Museums: Eros in Sweden
For weeks, a Japanese poster drawing of a couple frolicking in sexual intercourse had been visible over much of southern Sweden, including the town of Lund. It heralded an 800-work display in Lund's museum entitled "First International Exhibition of Erotic Art." The nucleus of the show was drawn from the collection of Paris-based U.S. Sexologists Phyllis and Eberhard Kronhausen, who maintain that their interest in erotica is "part of our concern with mental health. We feel very strongly that sexuality is the great remaining pocket of cultural insanity."

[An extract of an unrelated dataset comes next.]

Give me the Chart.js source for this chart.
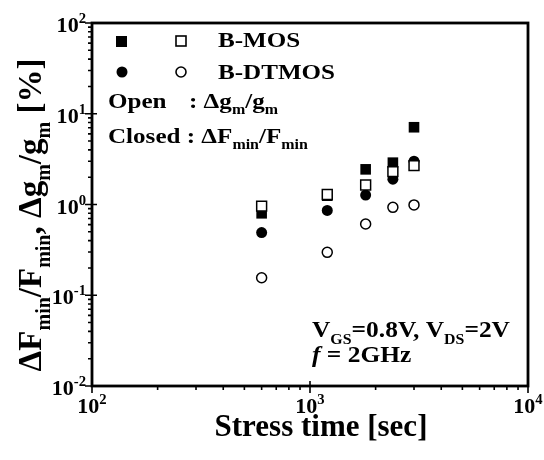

Insane or not, it was certainly explicit. At the preview, a large, coffinlike object, covered with black fur and with a slit across the lid, was rolled onto the museum floor. Out from its pink, uterine interior stepped Phyllis Kronhausen, 39, dressed in a see-through minidress and nothing else. Neither she nor a stark-naked violinist offered much competition to the art, which included erotic Indian sculpture, a Guinea fertility goddess, a Rembrandt etching of the artist and his wife disporting in a four-poster bed, a Picasso engraving of a couple copulating, and a vast variety of dildos and phalli.
Within two days museumgoers, including elderly couples, beatniks and housewives with children, had broken all attendance records. Sweden being Sweden, there was no public outcry. Indeed, the show drew favorable reviews. Even the conservative Sydsvenska Dag-bladet ran eleven detailed pictures. Its conclusion: "On the whole, far more harmless than any one of our ordinary men's magazines."